PANATENAICO DI ISOCRATE
L'ultimo discorso composto da Isocrate risale al 339 a. C. e si tratta del Panatenaico. In quest'opera, l'oratore non menziona Filippo, ma parla soprattutto del proseguimento della lotta antimacedone, in seguito alla diffusione delle idee di Demostene. Poiché la realtà era segnata dal divampare della guerra, Isocrate si rifugia in un contemplativo vagheggiamento del passato e delle sue glorie; ad esempio, egli menziona Agamennone, il re greco che ha annientato la potenza dell'Asia.

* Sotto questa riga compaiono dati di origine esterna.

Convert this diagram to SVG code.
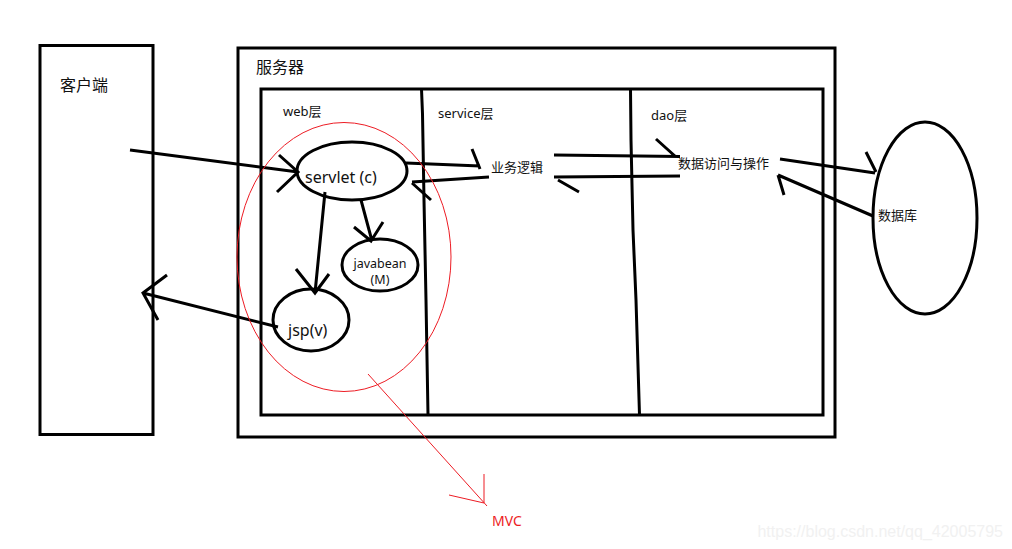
<svg xmlns="http://www.w3.org/2000/svg" width="1012" height="549" viewBox="0 0 1012 549">
<style>
.k{fill:none;stroke:#000;stroke-width:3}
.r{fill:none;stroke:#ed1c24;stroke-width:1}
.t{font-family:"Noto Sans","Noto Sans CJK SC",sans-serif;fill:#111;font-size:13px}
</style>
<rect width="1012" height="549" fill="#fff"/>
<g id="client"><rect class="k" x="40" y="45.500" width="113" height="389"/><text class="t" x="60" y="91" style="font-size:16px">客户端</text></g>
<g id="server"><rect class="k" x="238" y="48" width="597" height="389"/><text class="t" x="256" y="73" style="font-size:16px">服务器</text></g>
<g id="layers">
<rect class="k" x="261" y="89" width="562" height="326"/>
<path class="k" d="M421.500 89L422.500 114L424 200L426 300L428 415"/>
<path class="k" d="M630.500 89L631 140L633 230L636 300L639.500 415"/>
<text class="t" x="283" y="116">web层</text>
<text class="t" x="438" y="118">service层</text>
<text class="t" x="651" y="120">dao层</text>
</g>
<g id="servlet"><ellipse class="k" cx="352" cy="171" rx="55" ry="29"/><text class="t" x="305" y="183" style="font-size:16px">servlet (c)</text></g>
<g id="javabean"><ellipse class="k" cx="380" cy="265" rx="38" ry="26"/><text class="t" x="380" y="268" text-anchor="middle" style="font-size:12.500px">javabean</text><text class="t" x="380" y="284" text-anchor="middle" style="font-size:12.500px">(M)</text></g>
<g id="jsp"><ellipse class="k" cx="311" cy="320" rx="38" ry="31"/><text class="t" x="288" y="336" style="font-size:16px">jsp(v)</text></g>
<g id="logic"><text class="t" x="491" y="172">业务逻辑</text></g>
<g id="dao"><text class="t" x="678" y="168">数据访问与操作</text></g>
<g id="database"><ellipse class="k" cx="925" cy="218" rx="52" ry="96"/><text class="t" x="878" y="220">数据库</text></g>
<g id="connectors">
<path class="k" d="M130 150L298 172M279 155L298 172L277 192"/>
<path class="k" d="M406 163L480 166M472 149L480 169"/>
<path class="k" d="M489 177L412 182M412 183L431 200"/>
<path class="k" d="M554 155L680 156.500M656 139L676 157"/>
<path class="k" d="M680 176L554 177M558 180L579 192"/>
<path class="k" d="M780 159L875 173M866 152L876 172"/>
<path class="k" d="M873 216L778 175M778 175L784 195"/>
<path class="k" d="M361 200L372 241M354 227L371 241L383 222"/>
<path class="k" d="M325 192L315 293M296 269L315 293L329 274"/>
<path class="k" d="M278 327L143 293M167 275L143 293L158 320"/>
</g>
<g id="mvc">
<ellipse class="r" cx="344" cy="257" rx="107" ry="134.500"/>
<path class="r" d="M368 374L487 506M449 495L484 503L484 474"/>
<text class="t" x="492" y="526" style="fill:#ed1c24;font-size:14px">MVC</text>
</g>
<text x="1003" y="537" text-anchor="end" style="font-family:'Liberation Sans',sans-serif;font-size:16px;fill:#f1f1f1">https://blog.csdn.net/qq_42005795</text>
</svg>
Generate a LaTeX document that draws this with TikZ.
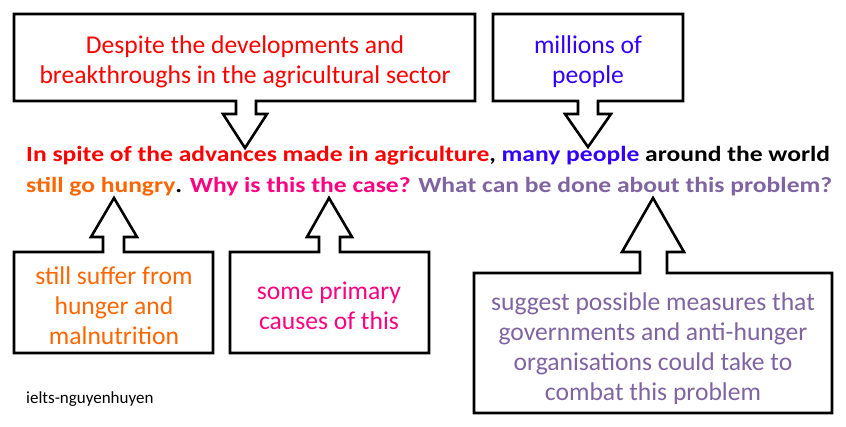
\documentclass[tikz,border=0pt]{standalone}
\usepackage{fontspec}
\setmainfont{Carlito}
\definecolor{cred}{HTML}{FF0000}
\definecolor{cblue}{HTML}{3300FF}
\definecolor{corange}{HTML}{FF6600}
\definecolor{cpink}{HTML}{FF0080}
\definecolor{cpurple}{HTML}{8064A2}
\tikzset{
  callout/.style={draw=black, line width=2.6pt, line join=miter, fill=white},
  boxtext/.style={align=center, inner sep=0pt, font=\fontsize{25.6}{30}\selectfont},
  mainline/.style={anchor=base west, inner sep=0pt, font=\fontsize{21.7}{26}\selectfont\bfseries},
}
\newcommand{\mystretch}[1]{\scalebox{1.178}[1]{#1}}
\begin{document}
\begin{tikzpicture}[x=1pt,y=-1pt]
\useasboundingbox (0,0) rectangle (846,427);
% callouts
\draw[callout] (14,14)--(475,14)--(475,101)--(256,101)--(256,114)--(267,114)--(245,148)--(223,114)--(236,114)--(236,101)--(14,101)--cycle;
\draw[callout] (493,14)--(683,14)--(683,101)--(598,101)--(598,114)--(611,114)--(588,147)--(565,114)--(578,114)--(578,101)--(493,101)--cycle;
\draw[callout] (14,252)--(103,252)--(103,237)--(91,237)--(114,198)--(137,237)--(124,237)--(124,252)--(213,252)--(213,353)--(14,353)--cycle;
\draw[callout] (230,252)--(319,252)--(319,237)--(307,237)--(329,198)--(352,237)--(340,237)--(340,252)--(429,252)--(429,353)--(230,353)--cycle;
\draw[callout] (474,273)--(640,273)--(640,252)--(622,252)--(653,198)--(684,252)--(667,252)--(667,273)--(832,273)--(832,413)--(474,413)--cycle;
% box texts
\node[boxtext, text=cred] (t1) at (245,62) {Despite the developments and\\breakthroughs in the agricultural sector};
\node[boxtext, text=cblue] (t2) at (588,62) {millions of\\people};
\node[boxtext, text=corange] (t3) at (114,306) {still suffer from\\hunger and\\malnutrition};
\node[boxtext, text=cpink] (t4) at (329,306) {some primary\\causes of this};
\node[boxtext, text=cpurple] (t5) at (653,349) {suggest possible measures that\\governments and anti-hunger\\organisations could take to\\combat this problem};
% main text
\node[mainline] (l1) at (26,162) {\mystretch{\textcolor{cred}{In spite of the advances made in agriculture}, \textcolor{cblue}{many people} around the world}};
\node[mainline] (l2) at (26,193) {\mystretch{\textcolor{corange}{still go hungry}. \textcolor{cpink}{Why is this the case?} \textcolor{cpurple}{What can be done about this problem?}}};
% watermark
\node[anchor=base west, inner sep=0pt, font=\fontsize{17}{20}\selectfont] (wm) at (26,403) {ielts-nguyenhuyen};
\end{tikzpicture}
\end{document}
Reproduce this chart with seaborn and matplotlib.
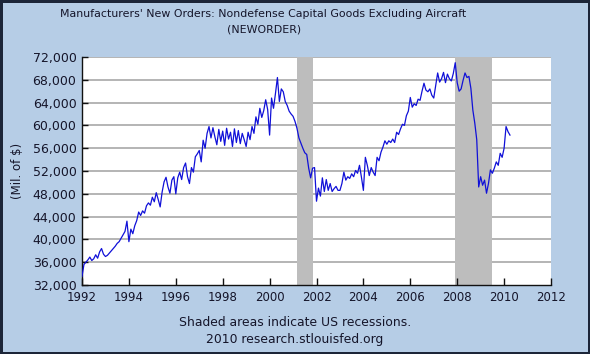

In questa orazione, è presente il sogno panellenico di Isocrate, ma in maniera nostalgica. Lo stile di Isocrate è molto ricco di artifici retorici e di chiasmi; è uno stile ammirabile ed elegante, ma talvolta esasperante. Isocrate ricorre spesso all'uso dei sinonimi per sottolineare le sfumature del discorso, e cerca sempre di generare un'armonia strutturale e ritmica da cui derivano le complesse articolazioni dei periodi. Sono inoltre frequenti nelle orazioni isocratee, gli iati, le euritmie delle successioni prosodiche e la sobria e calcolata misura delle clausole. Leggendo le orazioni isocratee, si rimpiangerà sempre la linearità discorsiva di Erodoto, l'irregolarità dello stile tucidideo e la grazia dei discorsi di Lisia.